--- Start ---
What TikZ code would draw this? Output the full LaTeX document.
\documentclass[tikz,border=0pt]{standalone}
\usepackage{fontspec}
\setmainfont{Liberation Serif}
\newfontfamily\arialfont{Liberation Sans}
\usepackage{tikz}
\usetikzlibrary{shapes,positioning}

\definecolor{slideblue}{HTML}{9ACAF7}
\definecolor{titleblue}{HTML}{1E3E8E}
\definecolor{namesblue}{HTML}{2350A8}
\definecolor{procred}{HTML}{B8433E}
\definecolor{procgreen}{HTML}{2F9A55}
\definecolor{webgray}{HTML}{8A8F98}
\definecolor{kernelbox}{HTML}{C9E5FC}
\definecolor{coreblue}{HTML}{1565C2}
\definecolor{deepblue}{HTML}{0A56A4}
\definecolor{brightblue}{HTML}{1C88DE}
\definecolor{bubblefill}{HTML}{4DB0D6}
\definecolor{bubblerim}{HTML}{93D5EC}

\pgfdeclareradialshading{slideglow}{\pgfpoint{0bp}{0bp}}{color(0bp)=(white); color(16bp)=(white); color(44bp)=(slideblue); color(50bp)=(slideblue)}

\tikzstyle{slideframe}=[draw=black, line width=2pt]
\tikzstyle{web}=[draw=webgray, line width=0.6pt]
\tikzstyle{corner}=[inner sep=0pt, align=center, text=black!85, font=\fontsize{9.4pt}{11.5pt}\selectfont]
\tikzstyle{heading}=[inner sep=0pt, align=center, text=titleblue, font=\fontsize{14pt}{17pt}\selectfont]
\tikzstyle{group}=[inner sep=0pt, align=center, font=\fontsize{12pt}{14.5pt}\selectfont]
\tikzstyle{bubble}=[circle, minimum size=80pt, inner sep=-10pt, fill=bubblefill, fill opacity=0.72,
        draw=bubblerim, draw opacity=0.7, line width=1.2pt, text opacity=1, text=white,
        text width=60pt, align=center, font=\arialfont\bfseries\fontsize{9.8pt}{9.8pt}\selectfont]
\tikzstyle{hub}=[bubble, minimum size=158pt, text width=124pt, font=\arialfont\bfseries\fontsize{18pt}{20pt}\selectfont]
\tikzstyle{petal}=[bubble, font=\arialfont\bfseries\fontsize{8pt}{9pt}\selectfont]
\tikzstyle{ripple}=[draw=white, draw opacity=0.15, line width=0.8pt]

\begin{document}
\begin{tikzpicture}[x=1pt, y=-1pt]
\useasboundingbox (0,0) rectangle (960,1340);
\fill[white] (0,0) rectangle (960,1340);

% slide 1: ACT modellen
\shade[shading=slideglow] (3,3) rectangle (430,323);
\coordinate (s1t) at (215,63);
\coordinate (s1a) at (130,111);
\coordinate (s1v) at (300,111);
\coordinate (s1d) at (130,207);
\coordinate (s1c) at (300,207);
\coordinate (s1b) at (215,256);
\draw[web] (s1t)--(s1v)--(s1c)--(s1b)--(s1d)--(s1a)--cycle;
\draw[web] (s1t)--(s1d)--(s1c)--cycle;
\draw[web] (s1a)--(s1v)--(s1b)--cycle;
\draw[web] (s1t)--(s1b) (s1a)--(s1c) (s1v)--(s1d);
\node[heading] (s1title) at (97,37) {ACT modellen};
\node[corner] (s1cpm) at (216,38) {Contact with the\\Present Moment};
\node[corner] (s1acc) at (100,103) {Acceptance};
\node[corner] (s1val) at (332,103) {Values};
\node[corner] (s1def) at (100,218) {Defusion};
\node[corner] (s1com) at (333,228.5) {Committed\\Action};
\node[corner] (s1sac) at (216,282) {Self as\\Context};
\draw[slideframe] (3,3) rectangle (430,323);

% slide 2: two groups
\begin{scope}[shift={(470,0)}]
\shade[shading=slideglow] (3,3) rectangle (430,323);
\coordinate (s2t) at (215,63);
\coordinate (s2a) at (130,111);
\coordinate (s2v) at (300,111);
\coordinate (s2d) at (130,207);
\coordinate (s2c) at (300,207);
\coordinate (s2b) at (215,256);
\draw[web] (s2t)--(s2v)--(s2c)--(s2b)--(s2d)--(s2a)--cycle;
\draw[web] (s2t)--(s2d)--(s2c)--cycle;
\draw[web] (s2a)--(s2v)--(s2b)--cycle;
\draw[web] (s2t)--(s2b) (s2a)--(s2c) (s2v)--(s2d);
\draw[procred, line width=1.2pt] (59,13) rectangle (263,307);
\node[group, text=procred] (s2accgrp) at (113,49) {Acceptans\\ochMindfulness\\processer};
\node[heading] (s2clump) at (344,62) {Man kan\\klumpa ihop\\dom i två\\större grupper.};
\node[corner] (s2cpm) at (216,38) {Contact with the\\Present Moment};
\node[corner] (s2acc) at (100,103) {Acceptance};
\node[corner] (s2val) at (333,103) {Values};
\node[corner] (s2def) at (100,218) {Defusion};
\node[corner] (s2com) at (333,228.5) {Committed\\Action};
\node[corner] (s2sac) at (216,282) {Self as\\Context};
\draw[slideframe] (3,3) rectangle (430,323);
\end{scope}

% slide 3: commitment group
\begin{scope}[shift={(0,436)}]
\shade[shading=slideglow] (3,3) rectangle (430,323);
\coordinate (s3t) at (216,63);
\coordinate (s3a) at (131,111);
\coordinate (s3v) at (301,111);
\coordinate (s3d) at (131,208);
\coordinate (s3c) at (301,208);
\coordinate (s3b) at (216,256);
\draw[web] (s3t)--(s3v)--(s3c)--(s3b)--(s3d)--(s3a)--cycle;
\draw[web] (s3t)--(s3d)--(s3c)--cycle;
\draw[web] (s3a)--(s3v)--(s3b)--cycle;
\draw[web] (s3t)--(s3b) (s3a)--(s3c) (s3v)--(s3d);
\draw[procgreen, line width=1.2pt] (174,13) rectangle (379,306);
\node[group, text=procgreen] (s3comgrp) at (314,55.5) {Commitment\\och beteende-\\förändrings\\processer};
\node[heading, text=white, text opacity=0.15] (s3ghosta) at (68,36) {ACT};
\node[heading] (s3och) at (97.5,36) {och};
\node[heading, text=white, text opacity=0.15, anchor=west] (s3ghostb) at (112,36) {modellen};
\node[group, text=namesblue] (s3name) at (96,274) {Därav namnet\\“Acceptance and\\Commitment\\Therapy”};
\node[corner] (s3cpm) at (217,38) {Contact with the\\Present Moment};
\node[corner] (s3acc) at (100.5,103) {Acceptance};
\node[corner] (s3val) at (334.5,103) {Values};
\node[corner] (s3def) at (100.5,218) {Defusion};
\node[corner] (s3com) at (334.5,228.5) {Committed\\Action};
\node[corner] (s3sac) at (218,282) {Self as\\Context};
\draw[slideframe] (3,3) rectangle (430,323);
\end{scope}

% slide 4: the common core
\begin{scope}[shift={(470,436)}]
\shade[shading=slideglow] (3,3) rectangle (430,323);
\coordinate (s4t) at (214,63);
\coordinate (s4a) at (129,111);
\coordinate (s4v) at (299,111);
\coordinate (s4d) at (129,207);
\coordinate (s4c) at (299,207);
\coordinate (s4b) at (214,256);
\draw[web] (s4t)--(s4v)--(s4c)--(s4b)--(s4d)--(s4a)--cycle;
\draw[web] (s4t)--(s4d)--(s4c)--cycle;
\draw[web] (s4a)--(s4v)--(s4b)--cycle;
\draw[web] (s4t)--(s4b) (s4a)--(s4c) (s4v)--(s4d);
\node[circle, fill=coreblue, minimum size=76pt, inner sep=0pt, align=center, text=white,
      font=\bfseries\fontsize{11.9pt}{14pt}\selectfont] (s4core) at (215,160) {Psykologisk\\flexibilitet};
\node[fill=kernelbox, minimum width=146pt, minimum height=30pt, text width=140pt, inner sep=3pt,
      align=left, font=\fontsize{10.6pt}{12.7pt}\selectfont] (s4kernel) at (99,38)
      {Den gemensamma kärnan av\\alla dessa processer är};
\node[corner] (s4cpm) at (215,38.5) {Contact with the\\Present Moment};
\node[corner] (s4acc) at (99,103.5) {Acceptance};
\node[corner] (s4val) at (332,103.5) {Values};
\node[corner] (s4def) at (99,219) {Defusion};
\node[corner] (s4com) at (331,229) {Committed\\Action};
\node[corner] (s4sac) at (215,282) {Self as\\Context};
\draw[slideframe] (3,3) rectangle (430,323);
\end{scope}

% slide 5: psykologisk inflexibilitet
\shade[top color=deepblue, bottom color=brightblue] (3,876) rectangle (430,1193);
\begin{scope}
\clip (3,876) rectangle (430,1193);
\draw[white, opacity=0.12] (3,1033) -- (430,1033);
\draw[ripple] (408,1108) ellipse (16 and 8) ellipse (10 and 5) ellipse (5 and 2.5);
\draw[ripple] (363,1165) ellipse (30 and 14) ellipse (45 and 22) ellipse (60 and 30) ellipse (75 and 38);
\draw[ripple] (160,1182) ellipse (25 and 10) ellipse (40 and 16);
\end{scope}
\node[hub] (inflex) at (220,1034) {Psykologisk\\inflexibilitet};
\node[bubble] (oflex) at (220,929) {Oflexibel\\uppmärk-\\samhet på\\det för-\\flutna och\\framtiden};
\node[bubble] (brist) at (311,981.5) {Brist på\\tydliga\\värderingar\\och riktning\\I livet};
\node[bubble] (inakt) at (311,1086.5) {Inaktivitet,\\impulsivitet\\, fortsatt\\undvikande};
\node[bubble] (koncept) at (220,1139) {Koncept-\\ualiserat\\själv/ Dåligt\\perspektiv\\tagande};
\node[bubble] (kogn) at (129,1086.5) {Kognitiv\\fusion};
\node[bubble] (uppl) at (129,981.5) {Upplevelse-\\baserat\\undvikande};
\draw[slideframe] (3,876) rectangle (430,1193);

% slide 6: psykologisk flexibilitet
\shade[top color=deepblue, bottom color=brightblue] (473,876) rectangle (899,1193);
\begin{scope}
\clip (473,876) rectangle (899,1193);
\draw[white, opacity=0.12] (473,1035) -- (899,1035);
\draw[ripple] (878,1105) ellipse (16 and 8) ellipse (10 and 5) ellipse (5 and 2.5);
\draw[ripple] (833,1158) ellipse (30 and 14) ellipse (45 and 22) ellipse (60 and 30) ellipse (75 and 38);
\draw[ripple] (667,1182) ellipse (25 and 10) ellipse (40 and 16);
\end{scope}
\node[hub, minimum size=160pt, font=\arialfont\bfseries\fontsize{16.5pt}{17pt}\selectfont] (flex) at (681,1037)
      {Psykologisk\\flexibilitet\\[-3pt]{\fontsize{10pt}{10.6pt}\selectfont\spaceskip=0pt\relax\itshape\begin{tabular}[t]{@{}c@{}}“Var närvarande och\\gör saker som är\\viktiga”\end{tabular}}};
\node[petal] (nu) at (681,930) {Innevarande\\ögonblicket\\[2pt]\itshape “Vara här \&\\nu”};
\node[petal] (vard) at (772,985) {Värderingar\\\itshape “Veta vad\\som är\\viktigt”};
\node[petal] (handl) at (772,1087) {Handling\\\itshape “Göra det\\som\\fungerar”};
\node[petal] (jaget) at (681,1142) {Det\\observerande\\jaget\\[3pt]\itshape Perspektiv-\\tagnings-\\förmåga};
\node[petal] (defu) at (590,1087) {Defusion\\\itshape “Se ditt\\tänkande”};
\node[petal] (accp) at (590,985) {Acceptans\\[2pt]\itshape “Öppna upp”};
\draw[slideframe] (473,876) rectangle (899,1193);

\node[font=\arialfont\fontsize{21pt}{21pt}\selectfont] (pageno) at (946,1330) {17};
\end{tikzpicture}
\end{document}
--- End ---
What is asked: Only the lines from the start of the data to the line holding "opacity=0.15, line width=0.8pt]" are wanted; return them exactly, both ends included.

Output below:
What TikZ code would draw this? Output the full LaTeX document.
\documentclass[tikz,border=0pt]{standalone}
\usepackage{fontspec}
\setmainfont{Liberation Serif}
\newfontfamily\arialfont{Liberation Sans}
\usepackage{tikz}
\usetikzlibrary{shapes,positioning}

\definecolor{slideblue}{HTML}{9ACAF7}
\definecolor{titleblue}{HTML}{1E3E8E}
\definecolor{namesblue}{HTML}{2350A8}
\definecolor{procred}{HTML}{B8433E}
\definecolor{procgreen}{HTML}{2F9A55}
\definecolor{webgray}{HTML}{8A8F98}
\definecolor{kernelbox}{HTML}{C9E5FC}
\definecolor{coreblue}{HTML}{1565C2}
\definecolor{deepblue}{HTML}{0A56A4}
\definecolor{brightblue}{HTML}{1C88DE}
\definecolor{bubblefill}{HTML}{4DB0D6}
\definecolor{bubblerim}{HTML}{93D5EC}

\pgfdeclareradialshading{slideglow}{\pgfpoint{0bp}{0bp}}{color(0bp)=(white); color(16bp)=(white); color(44bp)=(slideblue); color(50bp)=(slideblue)}

\tikzstyle{slideframe}=[draw=black, line width=2pt]
\tikzstyle{web}=[draw=webgray, line width=0.6pt]
\tikzstyle{corner}=[inner sep=0pt, align=center, text=black!85, font=\fontsize{9.4pt}{11.5pt}\selectfont]
\tikzstyle{heading}=[inner sep=0pt, align=center, text=titleblue, font=\fontsize{14pt}{17pt}\selectfont]
\tikzstyle{group}=[inner sep=0pt, align=center, font=\fontsize{12pt}{14.5pt}\selectfont]
\tikzstyle{bubble}=[circle, minimum size=80pt, inner sep=-10pt, fill=bubblefill, fill opacity=0.72,
        draw=bubblerim, draw opacity=0.7, line width=1.2pt, text opacity=1, text=white,
        text width=60pt, align=center, font=\arialfont\bfseries\fontsize{9.8pt}{9.8pt}\selectfont]
\tikzstyle{hub}=[bubble, minimum size=158pt, text width=124pt, font=\arialfont\bfseries\fontsize{18pt}{20pt}\selectfont]
\tikzstyle{petal}=[bubble, font=\arialfont\bfseries\fontsize{8pt}{9pt}\selectfont]
\tikzstyle{ripple}=[draw=white, draw opacity=0.15, line width=0.8pt]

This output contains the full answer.